The workshop, held in Ramallah at the end of May 2011, included three lectures, which were given by: Dr. Islah Jad, director of the Institute for Women’s Studies at Bir Zeit University; Dr. Zeinab al-Ghounemi, head of the Center for Women's Legal Research and Consulting who participated via video-conference from Gaza; and Professor Shalhoub-Kevorkian.
In her talk, Dr. Jad surveyed feminist activity in the Occupied Territories since 1967. She noted that in the 1960s, with the strengthening of the PLO, discussion had begun anew on the question of the role and status of Palestinian women. However, for example, though the Fatah movement recognized “the necessary and vital function of women in the revolution,” it objected to giving preferential treatment to their demands for rights outside the “national liberation” framework. Although leftist movements supported women's rights, they, too, held the view that preference had to be given to the “issue of national liberation.”
Dr. Jad added that, following the Oslo Agreements, secular Palestinian feminism began to retreat: “The new situation posed a real dilemma in the struggle of Palestinian women. They were expected to forgo the national aspect in their struggle, that is, opposition to the occupation and the occupiers, and to act within the conceptual framework of the Palestinian state. However, the reality turned out differently: No Palestinian state was established, neither in legal terms nor from a political perspective. As a result, the women's struggle had been limited to pursuing extremely narrow rights.”

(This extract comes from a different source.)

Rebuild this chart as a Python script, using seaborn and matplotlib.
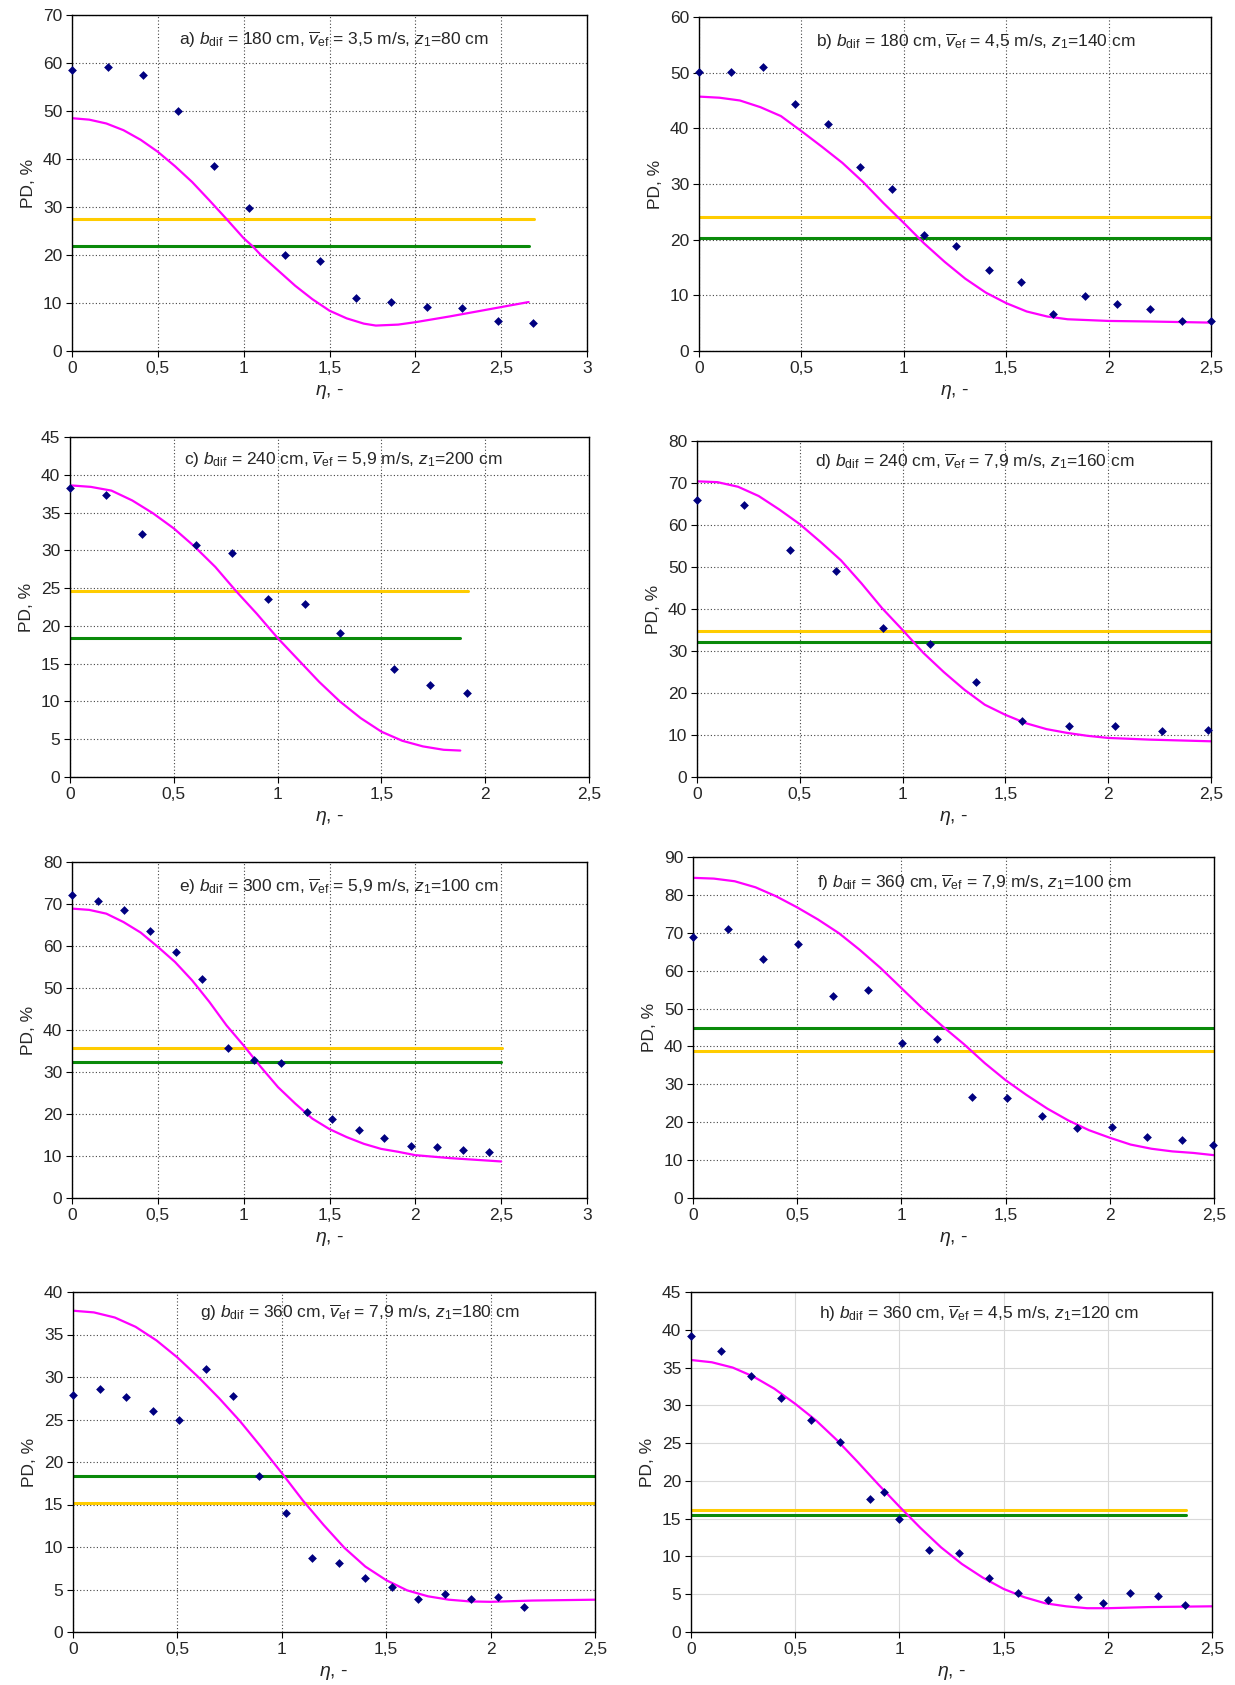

In her talk, Professor Shalhoub-Kevorkian focused on feminism within the 1948 borders. She said that the feminism was characterized by concern with the state’s oppression, which was supported by Zionist theory and ideology, as well as concern with patriarchal oppression, which too is supported by Israeli institutions.
Dr. al-Ghounemi spoke about the significance of the connection between the feminist movement and the political parties. She emphasized the importance of pursuing the national struggle in tandem with the feminist struggle.